Pearl and Benny are just two of the characters Morris nurtures in The Jazz Palace. With skill, love and prose that pulsates with the same energy found in the Jazz Age Morris assembles a cast that is the lifeblood of that era. For each, Chicago in the 1920s is not a time of fountain jumping, wealth, wild parties, and flappers. Instead, her characters are the ones who make such madcap gaiety possible. They run the bars and play the music even when Prohibition tries to shut them down and a club system shackles black musicians into contracts-for-life where playing at another club will get you beaten or killed. In the midst of this is Benny who wants only to play the piano with the best-of-the-best black musicians but is turned away by both sides and so lives in fear of losing his gift.

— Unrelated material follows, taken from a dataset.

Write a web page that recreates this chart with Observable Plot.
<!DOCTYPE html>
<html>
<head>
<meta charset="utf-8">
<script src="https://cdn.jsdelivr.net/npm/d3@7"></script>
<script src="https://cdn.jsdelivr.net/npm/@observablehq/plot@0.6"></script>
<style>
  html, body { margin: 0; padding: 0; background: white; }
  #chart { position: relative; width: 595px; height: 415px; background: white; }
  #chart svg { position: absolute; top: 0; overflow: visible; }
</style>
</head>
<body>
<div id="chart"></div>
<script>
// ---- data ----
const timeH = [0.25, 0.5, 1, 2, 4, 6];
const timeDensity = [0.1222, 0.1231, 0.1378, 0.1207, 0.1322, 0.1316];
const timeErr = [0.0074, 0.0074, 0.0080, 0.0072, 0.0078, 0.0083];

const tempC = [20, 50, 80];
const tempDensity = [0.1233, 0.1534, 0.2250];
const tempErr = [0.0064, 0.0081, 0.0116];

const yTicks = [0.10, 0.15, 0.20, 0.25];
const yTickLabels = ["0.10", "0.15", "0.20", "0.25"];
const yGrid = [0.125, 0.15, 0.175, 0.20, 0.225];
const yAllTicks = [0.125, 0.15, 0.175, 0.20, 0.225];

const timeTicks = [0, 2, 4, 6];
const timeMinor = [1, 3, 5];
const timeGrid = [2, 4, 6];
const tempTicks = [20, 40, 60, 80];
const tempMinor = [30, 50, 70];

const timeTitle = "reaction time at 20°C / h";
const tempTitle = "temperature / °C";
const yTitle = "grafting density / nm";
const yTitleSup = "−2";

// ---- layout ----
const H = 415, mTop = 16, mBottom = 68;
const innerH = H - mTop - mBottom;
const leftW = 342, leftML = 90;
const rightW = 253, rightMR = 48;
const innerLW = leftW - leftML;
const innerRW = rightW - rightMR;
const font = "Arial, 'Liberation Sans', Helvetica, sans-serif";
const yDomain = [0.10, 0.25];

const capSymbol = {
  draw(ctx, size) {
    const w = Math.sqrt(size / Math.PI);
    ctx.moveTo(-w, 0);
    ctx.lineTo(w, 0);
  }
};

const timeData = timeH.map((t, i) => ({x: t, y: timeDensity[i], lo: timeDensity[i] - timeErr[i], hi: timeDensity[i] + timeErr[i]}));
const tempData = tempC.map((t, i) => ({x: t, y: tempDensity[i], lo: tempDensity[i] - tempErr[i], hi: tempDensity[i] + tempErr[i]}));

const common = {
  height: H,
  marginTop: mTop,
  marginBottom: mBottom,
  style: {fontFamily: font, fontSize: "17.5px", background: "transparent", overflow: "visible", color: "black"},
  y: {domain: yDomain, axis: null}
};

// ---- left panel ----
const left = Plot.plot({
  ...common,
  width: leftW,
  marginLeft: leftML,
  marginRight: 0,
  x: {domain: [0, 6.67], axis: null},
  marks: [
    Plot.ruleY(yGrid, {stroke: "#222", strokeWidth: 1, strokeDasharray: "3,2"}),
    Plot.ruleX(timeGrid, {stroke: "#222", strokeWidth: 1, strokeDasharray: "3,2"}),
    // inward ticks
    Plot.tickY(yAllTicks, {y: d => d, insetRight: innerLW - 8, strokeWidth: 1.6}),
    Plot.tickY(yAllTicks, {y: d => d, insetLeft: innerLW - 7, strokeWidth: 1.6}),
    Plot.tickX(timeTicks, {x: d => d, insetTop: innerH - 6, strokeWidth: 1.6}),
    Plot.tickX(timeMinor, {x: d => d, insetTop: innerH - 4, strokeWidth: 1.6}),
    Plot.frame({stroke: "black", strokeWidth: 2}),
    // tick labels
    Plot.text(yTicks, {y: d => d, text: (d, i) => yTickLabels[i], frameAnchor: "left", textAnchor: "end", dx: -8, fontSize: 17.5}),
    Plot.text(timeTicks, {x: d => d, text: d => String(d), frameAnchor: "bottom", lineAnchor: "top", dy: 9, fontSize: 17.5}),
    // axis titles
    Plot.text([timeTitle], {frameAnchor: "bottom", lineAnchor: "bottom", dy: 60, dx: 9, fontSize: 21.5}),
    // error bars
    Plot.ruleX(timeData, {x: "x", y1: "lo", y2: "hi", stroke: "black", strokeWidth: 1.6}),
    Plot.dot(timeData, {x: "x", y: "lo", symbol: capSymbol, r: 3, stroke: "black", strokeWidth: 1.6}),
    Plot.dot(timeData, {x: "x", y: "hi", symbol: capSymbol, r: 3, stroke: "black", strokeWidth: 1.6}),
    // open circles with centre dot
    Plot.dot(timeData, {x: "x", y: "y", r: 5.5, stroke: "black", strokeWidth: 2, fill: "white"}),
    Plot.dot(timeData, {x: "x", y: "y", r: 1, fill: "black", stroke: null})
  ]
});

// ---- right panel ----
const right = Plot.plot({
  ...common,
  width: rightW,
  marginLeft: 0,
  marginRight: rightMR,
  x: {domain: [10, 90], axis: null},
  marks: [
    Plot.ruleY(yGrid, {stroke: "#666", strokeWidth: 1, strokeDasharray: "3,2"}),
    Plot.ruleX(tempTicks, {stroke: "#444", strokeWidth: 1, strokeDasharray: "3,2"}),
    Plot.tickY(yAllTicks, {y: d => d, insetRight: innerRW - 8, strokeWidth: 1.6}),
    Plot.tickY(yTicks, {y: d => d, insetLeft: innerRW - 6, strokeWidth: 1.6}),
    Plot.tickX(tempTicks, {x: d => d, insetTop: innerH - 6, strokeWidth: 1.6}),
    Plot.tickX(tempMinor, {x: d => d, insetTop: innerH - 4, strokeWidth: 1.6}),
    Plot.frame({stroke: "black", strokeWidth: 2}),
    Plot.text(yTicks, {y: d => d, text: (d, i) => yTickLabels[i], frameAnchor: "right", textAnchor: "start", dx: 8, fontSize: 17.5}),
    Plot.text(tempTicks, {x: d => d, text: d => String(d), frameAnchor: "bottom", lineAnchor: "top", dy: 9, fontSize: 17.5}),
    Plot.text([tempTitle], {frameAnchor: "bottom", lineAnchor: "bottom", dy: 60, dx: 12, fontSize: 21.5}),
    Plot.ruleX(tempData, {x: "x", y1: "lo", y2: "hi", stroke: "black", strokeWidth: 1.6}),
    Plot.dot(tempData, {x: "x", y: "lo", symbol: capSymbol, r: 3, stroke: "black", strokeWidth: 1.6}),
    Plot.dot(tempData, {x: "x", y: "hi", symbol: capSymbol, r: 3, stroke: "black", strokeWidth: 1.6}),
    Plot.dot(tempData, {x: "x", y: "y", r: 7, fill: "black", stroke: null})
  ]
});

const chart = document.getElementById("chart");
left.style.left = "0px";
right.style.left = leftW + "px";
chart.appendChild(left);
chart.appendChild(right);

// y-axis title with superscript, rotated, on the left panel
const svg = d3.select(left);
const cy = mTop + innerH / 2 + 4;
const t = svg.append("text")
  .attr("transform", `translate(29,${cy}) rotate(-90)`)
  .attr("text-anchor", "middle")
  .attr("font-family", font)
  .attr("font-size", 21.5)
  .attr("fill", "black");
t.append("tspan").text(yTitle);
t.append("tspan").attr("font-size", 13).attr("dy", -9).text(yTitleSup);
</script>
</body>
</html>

The music had come so easily to him. He feared it would leave in the same way. By stealth. In the night. He’d wake up and find it gone…He couldn’t explain this to anyone. How dead he felt, how ordinary he was when he wasn’t playing or thinking about playing or composing a tune or tapping out what was in his head.
Pearl and her brothers try and keep their family’s saloon open by hiding it behind their candy store and turning it into a home for the best bands, calling it The Jazz Palace, but she is haunted by the sight of so much death and despair in her family and now their future rests on her young shoulders.
Against the background of the syncopated rhythms of jazz Morris blends her fictional characters with some of Chicago’s notable citizens like Al Capone, Louis Armstrong and Joe “King” Oliver. But for all the exuberance of the music there are the low and slow notes her multi-faceted characters play as life and dreams pass by, mistakes are made, and tragedy strikes. Morris doesn’t shy away from the pain and by presenting both her beloved Chicago and the Jazz Age with a piercing clarity she makes The Jazz Palace a reading experience that is not to be missed.